Dakota Access Pipeline
Sen. John Hoeven, a North Dakota Republican, asked Haaland if she would recuse herself from work that involved the Dakota Access Pipeline because she supported the protestors.
The pipeline would have run under part of Lake Oahe, which was near the Standing Rock Indian Reservation. Members from Standing Rock and other Native American groups protested the pipeline, arguing that it was not only a threat to the water but also ancient burial grounds.
“Yes, I did go to stand with the water protectors,” she said, adding that tribal consultation is important.
She also said that if she was confirmed she would consult with Interior attorneys and the ethics team first about work related to the pipeline.
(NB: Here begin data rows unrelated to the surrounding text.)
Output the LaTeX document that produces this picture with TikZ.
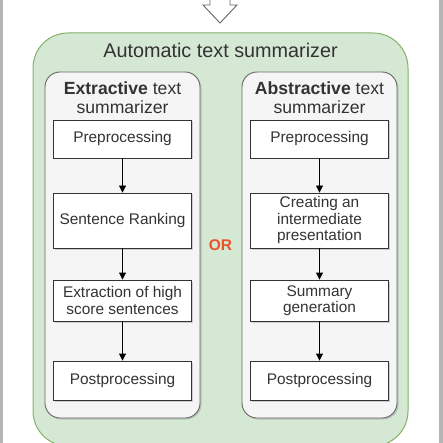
\documentclass[tikz,border=0pt]{standalone}
\usepackage{fontspec}
\setmainfont{Liberation Sans}
\usetikzlibrary{arrows.meta,shadows}
\definecolor{grnfill}{HTML}{D5E8D4}
\definecolor{grnline}{HTML}{82B366}
\definecolor{panfill}{HTML}{F5F5F5}
\definecolor{panline}{HTML}{666666}
\definecolor{txt}{HTML}{333333}
\definecolor{orred}{HTML}{E8542A}
\definecolor{sidebar}{HTML}{B4B4B4}
\tikzset{
  panel/.style={draw=panline, fill=panfill, line width=0.9pt, rounded corners=15pt,
    drop shadow={shadow xshift=1.5pt, shadow yshift=-1.5pt, opacity=0.35}},
  stepbox/.style={draw=black!80, fill=white, line width=0.9pt, minimum width=138pt,
    align=center, font=\fontsize{15.4}{16.5}\selectfont, text=txt, inner sep=2pt,
    drop shadow={shadow xshift=1.5pt, shadow yshift=-1.5pt, opacity=0.35}},
  flow/.style={draw=black, line width=0.9pt, -{Triangle[width=7pt,length=7pt]}}
}
\begin{document}
\begin{tikzpicture}[x=1pt,y=-1pt]
\useasboundingbox (0,0) rectangle (443,443);
\fill[white] (0,0) rectangle (443,443);
\begin{scope}
\clip (0,0) rectangle (443,443);
\fill[sidebar] (0,0) rectangle (3,443);
\fill[sidebar] (439,0) rectangle (443,443);
% input arrow
\draw[panline, fill=white, line width=0.9pt, line join=miter]
  (210,-2) -- (210,5) -- (203,5) -- (220,23) -- (237,5) -- (230,5) -- (230,-2);
% outer container
\draw[grnline, fill=grnfill, line width=1pt, rounded corners=35pt]
  (33,33) rectangle (408,446);
\end{scope}
\node[text=txt, font=\fontsize{19.8}{21}\selectfont] (title) at (220.5,50) {Automatic text summarizer};
% panels
\draw[panel] (45,72) rectangle (200,418);
\draw[panel] (242,72) rectangle (397,418);
\node[text=txt, align=center, font=\fontsize{17.6}{19}\selectfont] (lt) at (122.5,98)
  {\textbf{Extractive} text\\summarizer};
\node[text=txt, align=center, font=\fontsize{17.6}{19}\selectfont] (rt) at (319.5,98)
  {\textbf{Abstractive} text\\summarizer};
% left steps
\node[stepbox, minimum height=38pt] (l1) at (122.5,139) {Preprocessing};
\node[stepbox, minimum height=55pt] (l2) at (122.5,220.5) {Sentence Ranking};
\node[stepbox, minimum height=41pt] (l3) at (122.5,300.5) {Extraction of high\\score sentences};
\node[stepbox, minimum height=39pt] (l4) at (122.5,380.5) {Postprocessing};
% right steps
\node[stepbox, minimum height=38pt] (r1) at (319.5,139) {Preprocessing};
\node[stepbox, minimum height=55pt] (r2) at (319.5,220.5) {Creating an\\intermediate\\presentation};
\node[stepbox, minimum height=41pt] (r3) at (319.5,300.5) {Summary\\generation};
\node[stepbox, minimum height=39pt] (r4) at (319.5,380.5) {Postprocessing};
\draw[flow] (l1) -- (l2);
\draw[flow] (l2) -- (l3);
\draw[flow] (l3) -- (l4);
\draw[flow] (r1) -- (r2);
\draw[flow] (r2) -- (r3);
\draw[flow] (r3) -- (r4);
\node[text=orred, font=\bfseries\fontsize{15.5}{17}\selectfont] (or) at (220.5,245) {OR};
\end{tikzpicture}
\end{document}
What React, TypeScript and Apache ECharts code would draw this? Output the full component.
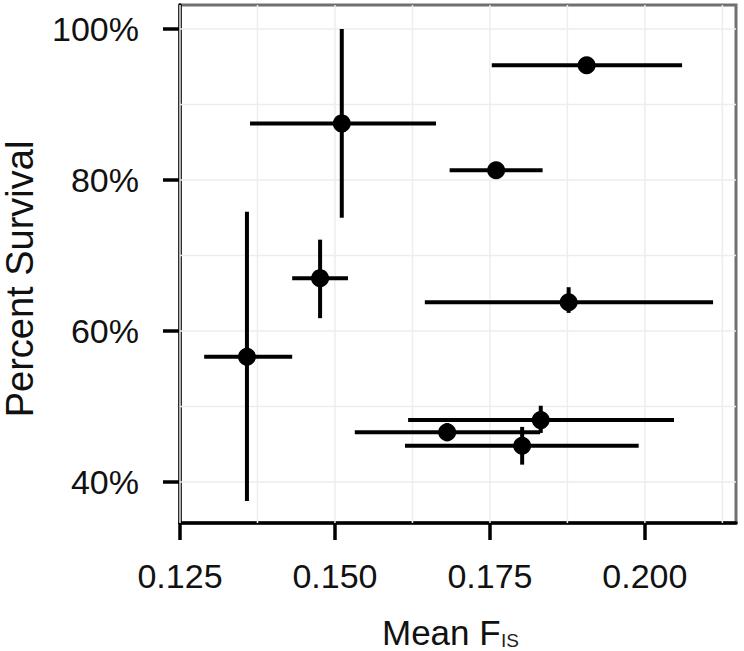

Casey Camp-Horinek, Elder and Environmental Ambassador for the Ponca Nation of Oklahoma, said in a statement that Haaland “understands what it means to have a spiritual connection to the land.”
“As Interior Secretary, Ms. Haaland would be uniquely positioned to make more just and equitable public land use decisions, especially for mining and drilling activities impacting Indigenous peoples,” said Camp-Horinek, who is also a board member for Earthworks, a nonprofit organization that works to protect communities and the environment.
A Republican supporter
Young told the committee that while he and Haaland don’t agree with each other on certain policies, they have often worked together to pass legislation, especially when it comes to policy pertaining to Indigenous groups and public lands.
“I would suggest respectfully that her working with her Native people would be beneficial (as) the secretary of Interior,” Young said.
He added that while Republicans have a right to be frustrated with the executive order Biden signed pertaining to oil and gas leases, it’s not Haaland’s fault, and he argued that if she were confirmed to the agency, she would listen to their concerns.
Haaland’s confirmation would be historic for Native Americans, as well as help shape the future of Indigenous communities in the U.S., the executive director of the Center for Native American Youth, Nikki Pitre, said in a statement.
“As Interior Secretary, Haaland would play a monumental role in shaping the Indian Country that will be inherited by our Native youth,” Pitre said. “She will be a fierce advocate for all of us, in a way that no one else can.”
If confirmed, Haaland would be tasked with not only carrying out the Biden administration’s pledge to protect 30% of U.S. land and water by 2030, but also inheriting a staffing crisis at the Bureau of Land Management.
After the Trump administration announced plans to relocate BLM headquarters to Grand Junction, Colo., hundreds of Washington-based employees left the agency.
Freshman Colorado Democratic Sen. John Hickenlooper has argued that the move can be successful.
“I’m hoping there’s a path forward where we can find a solution that restores a fully functioning agency, while allowing BLM staff who are close to the lands they manage. As you consider this coordination, I’m hoping you’ll commit to keeping an open dialogue and working with us Western senators,” he said, then offered for her to come out and visit the headquarters in Grand Junction.